_Given request_.
Return each line of the data below exactly, omitting any pictures.

[Start of Information supplied]

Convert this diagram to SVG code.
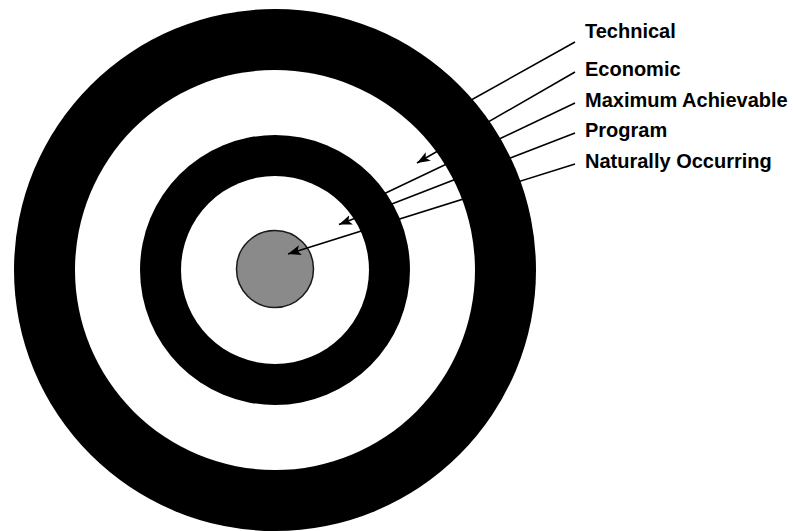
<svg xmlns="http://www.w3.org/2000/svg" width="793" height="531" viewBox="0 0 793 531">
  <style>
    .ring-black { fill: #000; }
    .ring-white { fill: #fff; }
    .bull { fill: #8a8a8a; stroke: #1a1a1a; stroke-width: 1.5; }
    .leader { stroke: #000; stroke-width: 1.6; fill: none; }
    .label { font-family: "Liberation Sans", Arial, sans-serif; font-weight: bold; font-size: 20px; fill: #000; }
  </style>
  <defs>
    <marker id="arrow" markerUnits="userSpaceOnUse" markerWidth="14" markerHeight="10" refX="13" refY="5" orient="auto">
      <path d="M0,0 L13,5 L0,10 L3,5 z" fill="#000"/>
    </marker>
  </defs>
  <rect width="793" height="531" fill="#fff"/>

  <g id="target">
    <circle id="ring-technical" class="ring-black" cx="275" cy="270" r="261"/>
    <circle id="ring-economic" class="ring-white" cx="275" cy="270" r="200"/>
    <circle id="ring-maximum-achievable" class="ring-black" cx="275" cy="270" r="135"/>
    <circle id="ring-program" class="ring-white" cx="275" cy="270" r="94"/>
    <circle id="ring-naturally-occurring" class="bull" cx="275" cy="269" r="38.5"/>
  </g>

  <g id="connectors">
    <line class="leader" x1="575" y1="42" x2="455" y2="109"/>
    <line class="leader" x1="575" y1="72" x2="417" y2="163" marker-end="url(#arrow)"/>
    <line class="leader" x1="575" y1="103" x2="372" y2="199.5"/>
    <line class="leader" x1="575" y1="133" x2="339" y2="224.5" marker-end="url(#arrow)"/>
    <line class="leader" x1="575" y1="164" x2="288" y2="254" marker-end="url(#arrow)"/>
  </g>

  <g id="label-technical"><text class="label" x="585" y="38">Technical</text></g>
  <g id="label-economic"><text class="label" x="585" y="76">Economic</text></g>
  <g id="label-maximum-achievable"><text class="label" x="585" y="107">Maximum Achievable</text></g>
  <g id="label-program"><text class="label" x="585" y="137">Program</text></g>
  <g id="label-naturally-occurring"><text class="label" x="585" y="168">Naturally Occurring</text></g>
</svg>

[End of Information supplied]

_Complete response_.
Convert this diagram to SVG code.
<svg xmlns="http://www.w3.org/2000/svg" width="793" height="531" viewBox="0 0 793 531">
  <style>
    .ring-black { fill: #000; }
    .ring-white { fill: #fff; }
    .bull { fill: #8a8a8a; stroke: #1a1a1a; stroke-width: 1.5; }
    .leader { stroke: #000; stroke-width: 1.6; fill: none; }
    .label { font-family: "Liberation Sans", Arial, sans-serif; font-weight: bold; font-size: 20px; fill: #000; }
  </style>
  <defs>
    <marker id="arrow" markerUnits="userSpaceOnUse" markerWidth="14" markerHeight="10" refX="13" refY="5" orient="auto">
      <path d="M0,0 L13,5 L0,10 L3,5 z" fill="#000"/>
    </marker>
  </defs>
  <rect width="793" height="531" fill="#fff"/>

  <g id="target">
    <circle id="ring-technical" class="ring-black" cx="275" cy="270" r="261"/>
    <circle id="ring-economic" class="ring-white" cx="275" cy="270" r="200"/>
    <circle id="ring-maximum-achievable" class="ring-black" cx="275" cy="270" r="135"/>
    <circle id="ring-program" class="ring-white" cx="275" cy="270" r="94"/>
    <circle id="ring-naturally-occurring" class="bull" cx="275" cy="269" r="38.5"/>
  </g>

  <g id="connectors">
    <line class="leader" x1="575" y1="42" x2="455" y2="109"/>
    <line class="leader" x1="575" y1="72" x2="417" y2="163" marker-end="url(#arrow)"/>
    <line class="leader" x1="575" y1="103" x2="372" y2="199.5"/>
    <line class="leader" x1="575" y1="133" x2="339" y2="224.5" marker-end="url(#arrow)"/>
    <line class="leader" x1="575" y1="164" x2="288" y2="254" marker-end="url(#arrow)"/>
  </g>

  <g id="label-technical"><text class="label" x="585" y="38">Technical</text></g>
  <g id="label-economic"><text class="label" x="585" y="76">Economic</text></g>
  <g id="label-maximum-achievable"><text class="label" x="585" y="107">Maximum Achievable</text></g>
  <g id="label-program"><text class="label" x="585" y="137">Program</text></g>
  <g id="label-naturally-occurring"><text class="label" x="585" y="168">Naturally Occurring</text></g>
</svg>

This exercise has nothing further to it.